What is being asked: Starting at the first line of the data below, write out each line exactly until you reach the line containing "(wm) at (605,675)", and include that line too.

Raw data:
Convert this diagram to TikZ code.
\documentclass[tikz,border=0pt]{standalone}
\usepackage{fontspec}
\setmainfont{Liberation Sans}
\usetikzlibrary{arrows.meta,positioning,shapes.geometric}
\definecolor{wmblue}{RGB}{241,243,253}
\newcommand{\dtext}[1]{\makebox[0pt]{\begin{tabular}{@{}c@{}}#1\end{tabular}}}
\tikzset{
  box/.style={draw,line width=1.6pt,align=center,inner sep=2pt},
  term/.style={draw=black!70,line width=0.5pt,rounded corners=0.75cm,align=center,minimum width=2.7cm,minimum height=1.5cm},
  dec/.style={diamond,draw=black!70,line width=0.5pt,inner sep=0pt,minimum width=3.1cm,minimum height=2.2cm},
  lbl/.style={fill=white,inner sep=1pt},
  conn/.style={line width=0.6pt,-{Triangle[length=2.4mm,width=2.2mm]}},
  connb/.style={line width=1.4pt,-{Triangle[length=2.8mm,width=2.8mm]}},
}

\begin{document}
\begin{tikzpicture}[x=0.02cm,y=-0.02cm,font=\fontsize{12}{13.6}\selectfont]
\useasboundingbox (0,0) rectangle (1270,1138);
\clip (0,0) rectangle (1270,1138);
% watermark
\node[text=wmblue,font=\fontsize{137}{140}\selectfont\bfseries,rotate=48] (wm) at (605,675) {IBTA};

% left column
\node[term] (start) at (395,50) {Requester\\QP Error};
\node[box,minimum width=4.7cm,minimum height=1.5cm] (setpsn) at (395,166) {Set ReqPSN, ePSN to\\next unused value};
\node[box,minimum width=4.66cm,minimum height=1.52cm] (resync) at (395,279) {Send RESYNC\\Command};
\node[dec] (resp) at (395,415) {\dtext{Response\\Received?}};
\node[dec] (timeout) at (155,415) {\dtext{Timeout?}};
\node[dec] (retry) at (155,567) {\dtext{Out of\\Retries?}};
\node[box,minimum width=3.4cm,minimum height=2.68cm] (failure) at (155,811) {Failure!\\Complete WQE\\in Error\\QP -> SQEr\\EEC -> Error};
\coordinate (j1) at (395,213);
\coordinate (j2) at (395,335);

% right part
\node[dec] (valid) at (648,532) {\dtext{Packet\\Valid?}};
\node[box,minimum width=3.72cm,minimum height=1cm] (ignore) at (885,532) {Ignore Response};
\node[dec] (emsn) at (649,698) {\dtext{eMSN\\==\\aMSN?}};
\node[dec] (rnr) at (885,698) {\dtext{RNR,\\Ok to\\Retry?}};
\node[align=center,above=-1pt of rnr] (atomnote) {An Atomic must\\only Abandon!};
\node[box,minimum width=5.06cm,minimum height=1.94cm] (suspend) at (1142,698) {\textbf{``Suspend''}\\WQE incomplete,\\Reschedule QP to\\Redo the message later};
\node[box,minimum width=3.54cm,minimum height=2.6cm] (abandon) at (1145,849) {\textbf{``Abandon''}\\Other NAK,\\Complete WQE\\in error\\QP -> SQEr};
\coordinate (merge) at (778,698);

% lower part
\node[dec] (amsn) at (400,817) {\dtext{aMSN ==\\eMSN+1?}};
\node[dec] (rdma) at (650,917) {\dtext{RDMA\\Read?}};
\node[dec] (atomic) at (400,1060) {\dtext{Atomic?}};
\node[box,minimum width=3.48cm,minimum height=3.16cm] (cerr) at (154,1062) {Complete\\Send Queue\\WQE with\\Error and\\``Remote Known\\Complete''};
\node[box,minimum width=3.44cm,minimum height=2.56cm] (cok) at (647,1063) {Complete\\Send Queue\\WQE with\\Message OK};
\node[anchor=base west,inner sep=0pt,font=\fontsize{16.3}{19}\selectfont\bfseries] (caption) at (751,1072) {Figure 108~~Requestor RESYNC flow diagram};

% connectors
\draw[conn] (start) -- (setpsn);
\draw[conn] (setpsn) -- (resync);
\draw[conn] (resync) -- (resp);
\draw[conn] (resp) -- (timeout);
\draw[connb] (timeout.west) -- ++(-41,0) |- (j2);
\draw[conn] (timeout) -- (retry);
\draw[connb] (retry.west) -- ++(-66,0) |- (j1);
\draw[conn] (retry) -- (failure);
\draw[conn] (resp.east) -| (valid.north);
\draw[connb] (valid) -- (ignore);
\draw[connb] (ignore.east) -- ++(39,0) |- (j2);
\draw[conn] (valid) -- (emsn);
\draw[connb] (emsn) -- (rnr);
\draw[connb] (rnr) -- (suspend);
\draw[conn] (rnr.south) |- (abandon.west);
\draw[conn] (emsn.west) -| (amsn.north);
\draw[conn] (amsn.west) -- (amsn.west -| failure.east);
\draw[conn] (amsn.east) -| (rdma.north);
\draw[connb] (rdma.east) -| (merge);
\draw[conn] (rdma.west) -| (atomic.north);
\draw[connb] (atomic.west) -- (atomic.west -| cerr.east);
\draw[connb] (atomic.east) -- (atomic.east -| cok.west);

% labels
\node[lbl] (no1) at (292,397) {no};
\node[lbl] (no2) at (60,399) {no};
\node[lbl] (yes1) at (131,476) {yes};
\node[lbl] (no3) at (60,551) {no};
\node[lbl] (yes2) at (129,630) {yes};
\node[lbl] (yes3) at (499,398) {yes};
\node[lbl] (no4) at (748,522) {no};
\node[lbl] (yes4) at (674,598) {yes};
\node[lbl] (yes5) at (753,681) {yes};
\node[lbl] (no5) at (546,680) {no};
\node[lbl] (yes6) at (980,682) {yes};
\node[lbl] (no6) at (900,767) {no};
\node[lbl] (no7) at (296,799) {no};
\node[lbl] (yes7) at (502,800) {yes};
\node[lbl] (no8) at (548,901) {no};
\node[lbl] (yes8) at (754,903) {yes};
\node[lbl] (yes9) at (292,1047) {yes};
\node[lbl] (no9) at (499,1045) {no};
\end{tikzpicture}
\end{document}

Answer to the task:
Convert this diagram to TikZ code.
\documentclass[tikz,border=0pt]{standalone}
\usepackage{fontspec}
\setmainfont{Liberation Sans}
\usetikzlibrary{arrows.meta,positioning,shapes.geometric}
\definecolor{wmblue}{RGB}{241,243,253}
\newcommand{\dtext}[1]{\makebox[0pt]{\begin{tabular}{@{}c@{}}#1\end{tabular}}}
\tikzset{
  box/.style={draw,line width=1.6pt,align=center,inner sep=2pt},
  term/.style={draw=black!70,line width=0.5pt,rounded corners=0.75cm,align=center,minimum width=2.7cm,minimum height=1.5cm},
  dec/.style={diamond,draw=black!70,line width=0.5pt,inner sep=0pt,minimum width=3.1cm,minimum height=2.2cm},
  lbl/.style={fill=white,inner sep=1pt},
  conn/.style={line width=0.6pt,-{Triangle[length=2.4mm,width=2.2mm]}},
  connb/.style={line width=1.4pt,-{Triangle[length=2.8mm,width=2.8mm]}},
}

\begin{document}
\begin{tikzpicture}[x=0.02cm,y=-0.02cm,font=\fontsize{12}{13.6}\selectfont]
\useasboundingbox (0,0) rectangle (1270,1138);
\clip (0,0) rectangle (1270,1138);
% watermark
\node[text=wmblue,font=\fontsize{137}{140}\selectfont\bfseries,rotate=48] (wm) at (605,675) {IBTA};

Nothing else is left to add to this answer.